Furthermore, the benefits are numerous:
- Regular performance reviews can mean the difference between a successful A-grade employee, and a complete breakdown in their relationship with you (remember, people leave bosses, more than companies)
- Small issues don’t become large issues because they get dealt with in a timely manner
- There are less occasions when difficult conversations need to be had (having said, if you think a difficult conversation is required, you’re right, and it’s probably overdue, so get onto it)
- You are likely to see an attitude/performance improvement of anywhere between 2 and 10 times, all things considered
- Employees are likely to be a lot less demanding at pay review time if they have a realistic, wholistic view of their own performance – rather than a vacuum which they fill with ‘I’m Awesome!’.
- Employees who don’t fit or perform, are more likely to “self-deselect” (leave of their own accord) because they can see they aren’t making the grade and don’t want to do the hard yards required to close the gap. This avoids all the unpleasantness of a dismissal or the cost of redundancy (too often as a lazy dismissal)
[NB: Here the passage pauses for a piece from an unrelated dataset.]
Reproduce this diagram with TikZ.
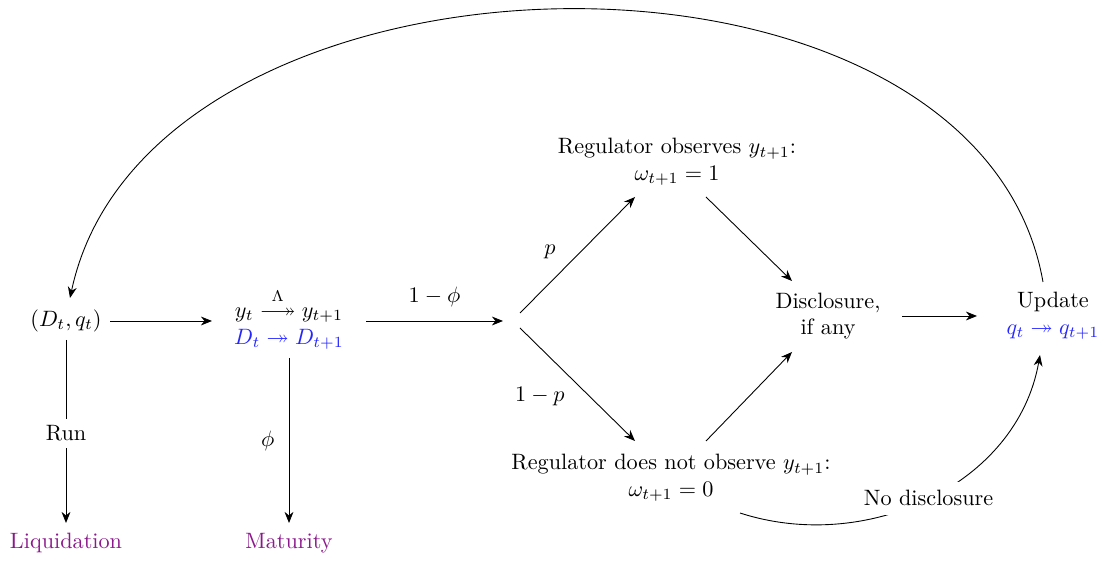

- Good employees love authentic performance reviews and go on to fly even higher inspired by the fact that you’re noticing their efforts
So it’s a no-brainer, the benefits are huge and can even make the difference between your business’s success or failure. Yes it’s going to take time and energy on your part, but that’s why you employ people – you leverage you time by delegating to others – so make sure you do it properly and the pay-back will be massive.
Just how often should performance reviews be done? Every 12 months at worst, 6 months at best. You can even do less formal ones at the 3 month mark between the 6 months ones if you want – and should be in an employee's first year. When an employee is new, then every month if a 3 month probation, and perhaps monthly then every 2 months if a 6 month probation.
What happens in a review meeting? I like to run them with three basic agenda items:
- Employer gives feedback to employee on outcomes and attitude, and discusses this with the employee
- Employer reviews employees growth and learning activities since last review, and agrees ongoing activities to be reviewed at the next meeting (this is a surprisingly effective part of the review – don’t underestimate it)
- Your employee is given the opportunity to talk about anything they want, and give you and the business, feedback
Now it is way beyond a blog post to go into details on how to structure feedback and the meeting in detail. Further, some of that detail needs to be tailored to your particular business.
Because I get a lot of questions about performance reviews, I have created a training course to help business owners and managers. It’s live on-line, over two weeks and each attendee will have a chance to work with the Wolfpack performance review templates and adapt them to their own businesses. You walk away with all you need to start doing your reviews.
More information about the course here
So go ahead – review the performance of your team regularly. Tell them what you really think in a formal, thorough, objective, constructive meeting which covers all aspects of their role. It will be well worth your while.